Porque estos cuadros recientes subrayan una idea que se ha estado gestando desde aquel retrato raro presentado en la Casa de Galicia. Del rostro definido hemos pasado a una superficie abstracta que guarda resonancias paisajísticas. Pero es un paisaje plano, en el que la idea de profundidad, de percepción tridimensional ya no tiene importancia alguna (como apreciábamos en cuadros no muy lejanos como Palacio de la Música), con rostros anónimos que hacen las veces de facetas en los cuadros cubistas. Este es, también, a su manera, un complejo sistema de miradas.

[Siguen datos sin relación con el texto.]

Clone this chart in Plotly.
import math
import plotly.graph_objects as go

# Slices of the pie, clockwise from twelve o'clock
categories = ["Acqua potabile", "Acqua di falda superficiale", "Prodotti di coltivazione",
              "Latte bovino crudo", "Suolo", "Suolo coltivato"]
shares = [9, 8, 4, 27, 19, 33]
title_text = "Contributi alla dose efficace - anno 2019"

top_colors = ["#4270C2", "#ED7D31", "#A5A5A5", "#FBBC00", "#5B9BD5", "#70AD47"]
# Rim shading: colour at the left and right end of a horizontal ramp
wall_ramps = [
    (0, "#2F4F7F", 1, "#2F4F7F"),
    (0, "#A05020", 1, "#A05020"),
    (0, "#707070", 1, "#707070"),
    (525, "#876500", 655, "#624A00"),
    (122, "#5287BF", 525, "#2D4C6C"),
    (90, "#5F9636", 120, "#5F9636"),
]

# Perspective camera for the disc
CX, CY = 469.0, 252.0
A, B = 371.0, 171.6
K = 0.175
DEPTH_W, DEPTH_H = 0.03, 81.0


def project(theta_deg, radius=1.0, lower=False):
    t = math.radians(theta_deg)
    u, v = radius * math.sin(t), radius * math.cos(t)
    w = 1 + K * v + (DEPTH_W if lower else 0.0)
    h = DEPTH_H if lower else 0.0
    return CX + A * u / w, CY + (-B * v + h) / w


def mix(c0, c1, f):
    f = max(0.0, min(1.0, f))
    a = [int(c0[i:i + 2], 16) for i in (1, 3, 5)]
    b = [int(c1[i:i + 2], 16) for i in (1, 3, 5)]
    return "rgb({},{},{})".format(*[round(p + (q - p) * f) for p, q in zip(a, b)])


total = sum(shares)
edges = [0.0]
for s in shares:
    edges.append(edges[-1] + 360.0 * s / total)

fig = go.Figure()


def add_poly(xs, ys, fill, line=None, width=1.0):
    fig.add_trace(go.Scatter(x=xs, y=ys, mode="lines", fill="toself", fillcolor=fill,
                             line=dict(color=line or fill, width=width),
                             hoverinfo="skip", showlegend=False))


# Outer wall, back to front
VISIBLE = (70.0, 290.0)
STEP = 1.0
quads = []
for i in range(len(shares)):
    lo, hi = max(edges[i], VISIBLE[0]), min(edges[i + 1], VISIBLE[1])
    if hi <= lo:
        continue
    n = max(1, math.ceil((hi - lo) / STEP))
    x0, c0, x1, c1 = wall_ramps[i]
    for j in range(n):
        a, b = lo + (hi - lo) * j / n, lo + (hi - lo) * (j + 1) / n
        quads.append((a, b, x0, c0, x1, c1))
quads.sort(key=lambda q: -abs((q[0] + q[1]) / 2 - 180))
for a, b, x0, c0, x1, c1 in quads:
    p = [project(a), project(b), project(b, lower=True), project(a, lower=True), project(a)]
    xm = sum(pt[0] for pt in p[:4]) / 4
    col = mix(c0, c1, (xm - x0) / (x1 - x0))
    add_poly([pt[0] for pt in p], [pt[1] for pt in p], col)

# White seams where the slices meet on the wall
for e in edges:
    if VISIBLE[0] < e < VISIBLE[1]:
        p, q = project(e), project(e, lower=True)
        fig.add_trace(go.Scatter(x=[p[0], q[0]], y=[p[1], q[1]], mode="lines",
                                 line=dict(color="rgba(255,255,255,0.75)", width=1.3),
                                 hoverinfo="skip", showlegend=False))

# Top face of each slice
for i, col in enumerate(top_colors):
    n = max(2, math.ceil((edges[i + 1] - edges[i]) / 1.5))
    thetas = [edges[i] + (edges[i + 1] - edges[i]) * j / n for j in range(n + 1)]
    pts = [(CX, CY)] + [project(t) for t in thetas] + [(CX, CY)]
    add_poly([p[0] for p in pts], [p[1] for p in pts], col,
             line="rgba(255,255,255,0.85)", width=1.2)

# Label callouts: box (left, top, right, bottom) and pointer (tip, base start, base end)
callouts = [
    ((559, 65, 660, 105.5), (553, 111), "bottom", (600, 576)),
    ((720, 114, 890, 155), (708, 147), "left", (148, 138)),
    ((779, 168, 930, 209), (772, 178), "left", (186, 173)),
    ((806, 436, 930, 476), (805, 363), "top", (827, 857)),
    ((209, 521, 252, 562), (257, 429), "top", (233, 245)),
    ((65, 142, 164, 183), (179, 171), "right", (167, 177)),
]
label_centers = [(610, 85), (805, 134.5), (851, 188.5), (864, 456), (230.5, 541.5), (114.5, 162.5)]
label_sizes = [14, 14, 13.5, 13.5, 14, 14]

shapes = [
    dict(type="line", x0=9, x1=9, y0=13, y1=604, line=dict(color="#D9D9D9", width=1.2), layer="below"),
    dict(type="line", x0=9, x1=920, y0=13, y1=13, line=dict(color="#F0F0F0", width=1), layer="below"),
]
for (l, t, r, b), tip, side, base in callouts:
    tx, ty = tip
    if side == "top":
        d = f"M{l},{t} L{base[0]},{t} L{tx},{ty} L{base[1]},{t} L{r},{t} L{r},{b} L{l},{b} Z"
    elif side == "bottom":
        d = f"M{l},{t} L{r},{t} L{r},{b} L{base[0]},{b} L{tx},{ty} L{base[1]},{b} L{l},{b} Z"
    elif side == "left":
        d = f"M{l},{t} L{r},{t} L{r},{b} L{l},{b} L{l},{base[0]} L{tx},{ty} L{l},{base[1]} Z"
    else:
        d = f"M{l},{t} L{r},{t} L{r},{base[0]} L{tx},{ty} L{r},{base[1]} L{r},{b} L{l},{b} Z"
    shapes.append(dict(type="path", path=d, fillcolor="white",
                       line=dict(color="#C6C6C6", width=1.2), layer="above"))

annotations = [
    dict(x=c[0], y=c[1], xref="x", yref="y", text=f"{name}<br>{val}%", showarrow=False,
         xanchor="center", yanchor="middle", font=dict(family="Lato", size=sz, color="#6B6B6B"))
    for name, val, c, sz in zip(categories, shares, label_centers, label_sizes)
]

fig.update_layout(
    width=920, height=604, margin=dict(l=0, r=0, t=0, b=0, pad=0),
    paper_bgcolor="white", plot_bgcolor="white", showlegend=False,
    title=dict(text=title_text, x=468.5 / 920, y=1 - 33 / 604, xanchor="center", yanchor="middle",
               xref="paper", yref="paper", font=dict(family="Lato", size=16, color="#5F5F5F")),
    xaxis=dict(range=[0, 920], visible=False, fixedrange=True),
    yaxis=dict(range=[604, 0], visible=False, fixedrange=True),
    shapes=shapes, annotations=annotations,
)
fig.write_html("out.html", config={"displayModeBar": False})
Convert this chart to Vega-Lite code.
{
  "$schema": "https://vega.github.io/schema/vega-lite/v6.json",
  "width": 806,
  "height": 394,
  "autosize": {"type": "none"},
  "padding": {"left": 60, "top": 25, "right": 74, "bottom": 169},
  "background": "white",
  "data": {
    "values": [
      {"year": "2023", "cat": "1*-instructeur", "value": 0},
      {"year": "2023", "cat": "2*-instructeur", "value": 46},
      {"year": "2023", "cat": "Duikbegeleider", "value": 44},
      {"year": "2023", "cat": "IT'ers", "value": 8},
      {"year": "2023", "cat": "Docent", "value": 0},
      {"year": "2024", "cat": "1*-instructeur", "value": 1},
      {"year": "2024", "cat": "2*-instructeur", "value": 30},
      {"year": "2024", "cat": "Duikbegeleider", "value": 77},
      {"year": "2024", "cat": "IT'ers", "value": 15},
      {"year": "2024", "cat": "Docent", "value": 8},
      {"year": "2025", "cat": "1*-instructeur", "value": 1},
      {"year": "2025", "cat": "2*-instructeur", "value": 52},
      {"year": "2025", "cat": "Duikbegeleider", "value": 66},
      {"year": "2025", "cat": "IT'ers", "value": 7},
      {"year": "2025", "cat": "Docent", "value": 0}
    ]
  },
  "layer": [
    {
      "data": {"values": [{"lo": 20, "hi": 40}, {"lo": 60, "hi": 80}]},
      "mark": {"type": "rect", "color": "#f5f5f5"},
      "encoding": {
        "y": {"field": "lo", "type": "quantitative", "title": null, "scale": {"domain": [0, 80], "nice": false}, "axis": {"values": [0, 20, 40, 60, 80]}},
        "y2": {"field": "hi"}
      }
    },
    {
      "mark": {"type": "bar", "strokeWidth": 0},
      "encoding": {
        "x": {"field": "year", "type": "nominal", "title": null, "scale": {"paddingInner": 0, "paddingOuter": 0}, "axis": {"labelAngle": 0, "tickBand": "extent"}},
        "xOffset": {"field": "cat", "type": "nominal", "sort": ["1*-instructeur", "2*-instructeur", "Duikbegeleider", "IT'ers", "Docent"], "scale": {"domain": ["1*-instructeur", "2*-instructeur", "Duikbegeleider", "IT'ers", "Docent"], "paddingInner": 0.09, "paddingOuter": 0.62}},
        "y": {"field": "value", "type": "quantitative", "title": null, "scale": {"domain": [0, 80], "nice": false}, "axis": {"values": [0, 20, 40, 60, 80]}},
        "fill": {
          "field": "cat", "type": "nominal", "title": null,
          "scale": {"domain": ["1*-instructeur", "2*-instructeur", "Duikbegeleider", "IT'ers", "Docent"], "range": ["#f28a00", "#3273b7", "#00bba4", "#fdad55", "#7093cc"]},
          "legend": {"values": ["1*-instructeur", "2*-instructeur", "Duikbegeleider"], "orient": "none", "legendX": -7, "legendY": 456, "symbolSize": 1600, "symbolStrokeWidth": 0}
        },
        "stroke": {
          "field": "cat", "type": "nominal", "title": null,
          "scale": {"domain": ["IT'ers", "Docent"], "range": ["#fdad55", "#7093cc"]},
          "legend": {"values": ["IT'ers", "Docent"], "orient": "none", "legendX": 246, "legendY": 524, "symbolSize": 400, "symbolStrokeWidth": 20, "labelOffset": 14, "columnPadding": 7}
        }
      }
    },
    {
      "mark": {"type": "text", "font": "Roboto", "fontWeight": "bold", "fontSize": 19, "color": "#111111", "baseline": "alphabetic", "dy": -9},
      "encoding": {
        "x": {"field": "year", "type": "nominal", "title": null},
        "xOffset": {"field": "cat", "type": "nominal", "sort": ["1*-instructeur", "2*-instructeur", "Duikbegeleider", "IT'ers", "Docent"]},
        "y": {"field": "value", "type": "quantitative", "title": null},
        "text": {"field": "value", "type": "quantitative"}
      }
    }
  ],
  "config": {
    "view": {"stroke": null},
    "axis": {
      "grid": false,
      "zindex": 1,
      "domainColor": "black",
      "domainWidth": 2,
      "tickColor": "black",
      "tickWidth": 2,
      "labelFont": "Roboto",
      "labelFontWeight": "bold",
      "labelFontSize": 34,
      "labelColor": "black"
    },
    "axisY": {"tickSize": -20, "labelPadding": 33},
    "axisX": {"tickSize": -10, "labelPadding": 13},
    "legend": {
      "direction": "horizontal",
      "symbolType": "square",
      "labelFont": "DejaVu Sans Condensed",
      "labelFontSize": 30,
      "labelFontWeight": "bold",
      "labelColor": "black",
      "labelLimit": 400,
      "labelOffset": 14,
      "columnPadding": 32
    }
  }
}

Hay uno cierto grupo de artistas trabajando en la actualidad que hablan de sociedades anónimas en diversos contextos. Zhang Huan, Vanessa Beecroft y Spencer Tunick introducen al individuo en comunidad, muchas veces desnudo. Para ellos no hay lugar a distinción alguna entre los integrantes de estas comunidades. Spencer Tunick construye paisajes a partir de individuos. Da igual que sean hombres o mujeres. Lo importante es que generan una superficie. Virginia Frieyro se acerca cada vez más a estos colectivos y a medida que lo hace subraya el nuevo carácter bidimensional de su pintura. Aún hoy podemos discernir, ya vagamente, algunos de los contextos que le sirven como fuente, estadios, conciertos…Me pregunto si la artista acabará por eliminar toda referencia, todo principio literal, en su inexorable trayecto hacia una suerte de grado cero. Buena parte de su obra es ya fragmento de un fragmento. Además, la factura de la pincelada es ahora otra. Mientras antes mantenía un trazo suelto, ahora los contornos son más claros, más precisos y por lo tanto la imagen resultante es decididamente más limpia, más fría. Se me ocurre que a medida que Virginia Frieyro se acerca a sus motivos su pintura se irá convirtiendo en una gran mancha, en un gran campo de color o de no-color, porque no hay que olvidar que es una pintura de no presencias, un caudaloso fluir de formas anónimas, una pintura espectral.